Start with concrete, physical measurement before symbols: have students trace shapes on grid paper, label sides, and write equations that match their drawings. Avoid rushing to symbolic manipulation; let students struggle a little with setting up equations so they value solving them. Research suggests that spatial tasks paired with algebraic steps improve retention and transfer to new shapes.

Students confidently set up and solve equations for unknown side lengths using perimeter and area formulas.
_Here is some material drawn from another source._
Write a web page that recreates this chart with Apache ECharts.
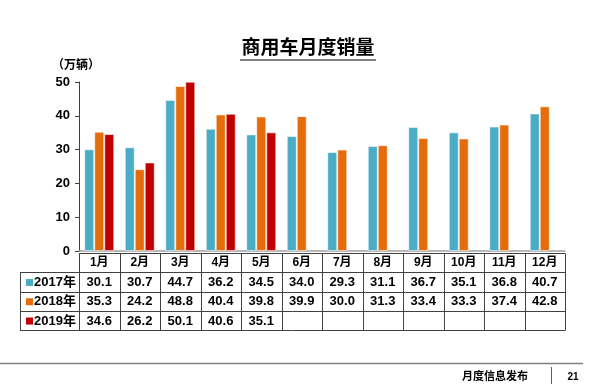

They justify solutions with units and real-world checks, and they discuss when one equation suffices versus when systems are needed.
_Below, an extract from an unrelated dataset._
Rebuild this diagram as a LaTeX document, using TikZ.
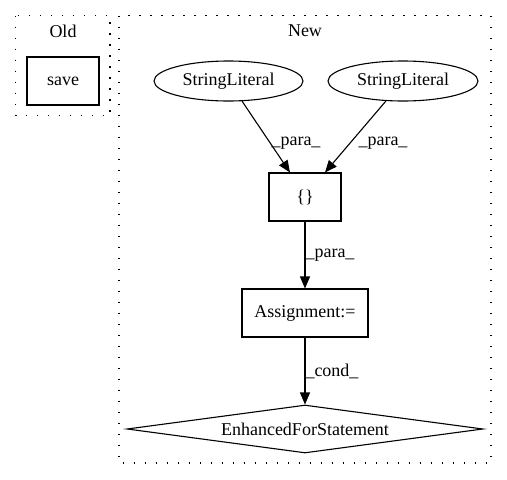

Watch Out for These Misconceptions

  • During the Perimeter Equation Stations, watch for students who write equations without labeling units or who treat side lengths as pure numbers.

    Have them measure sides with rulers, label each side in centimeters on their diagram, and pause to ask: ‘What does x represent here?’ before writing the equation.

  • During the Relay Race, watch for teams that immediately try to write two equations even when one will solve the problem.

    Ask them to sketch the shape, label known and unknown sides, and explain why one equation is sufficient before allowing them to proceed.

  • During the Scavenger Hunt, watch for students who solve equations without checking if the result makes sense in the context of the shape.

    Require them to plug their solution back into the diagram and ask: ‘Does this length fit inside the room?’ before moving to the next station.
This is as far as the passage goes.